7月の豪雨災害で被災した人吉城歴史館所蔵の植物標本レスキュー作業を、7月31日から本格的に始めました。
フェイスシールド、マスク、ニトリル手袋で防備した相模原植物調査会のみなさんが、慎重に標本の束を開封します。
まずは泥のかぶり方が一番ひどい状態のものを仮洗浄します。
比較的泥が少ないものも、水をたっぷり含んでいるので、大切な標本ラベルがはがれていたりします。これが標本と離ればなれになってしまうことは絶対に避けなくてはいけないので、一番神経を使うところです。
絵筆を使って慎重に泥を洗い落とします。
こうして洗った標本を一つずつ水を切り、温風乾燥機に入れて乾燥します。これでとりあえずはカビの増殖を防げますが、まだ泥を含んでいるため、状態が悪いものはさらに洗浄と乾燥を行います。

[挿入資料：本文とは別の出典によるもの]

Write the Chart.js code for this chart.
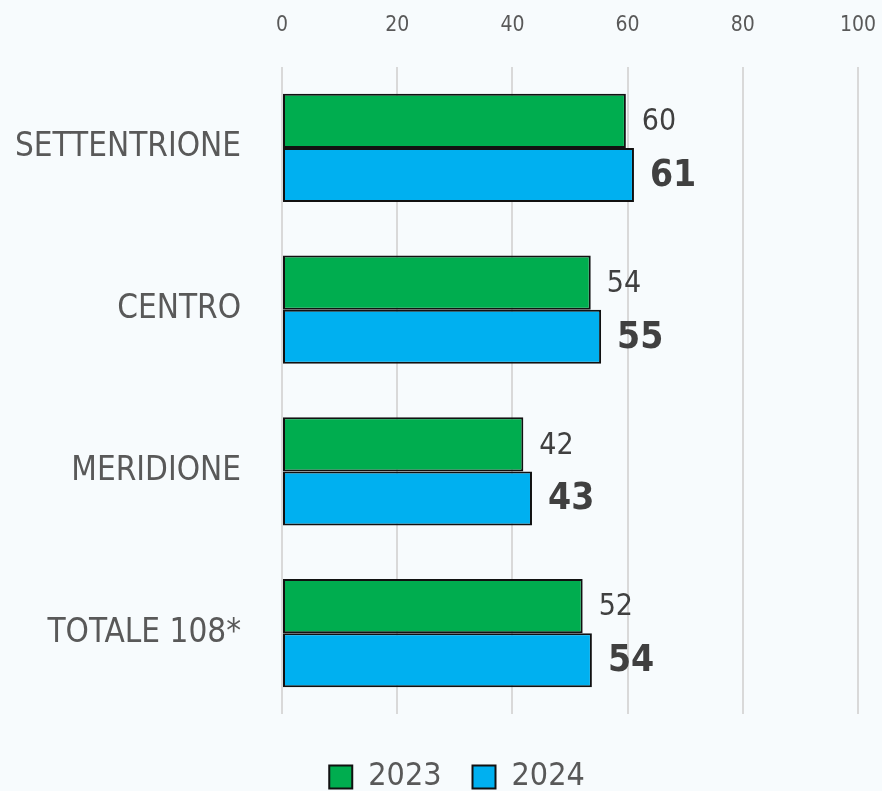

くるまれた新聞紙を含めて、届いているもの全てを完全に人吉市へお返しするため、標本のカケラ一つも見落とさないように集中して作業しています。
相模原植物調査会のみなさんは、2011年の東日本大震災の時にも陸前高田市立博物館の津波被災標本のレスキューを行いました。その時の作業を思い出しつつ、お互いに作業手順を確認しながら進めています。半世紀以上前の貴重な学術資料を後世に残すための作業、これからしばらく続きます。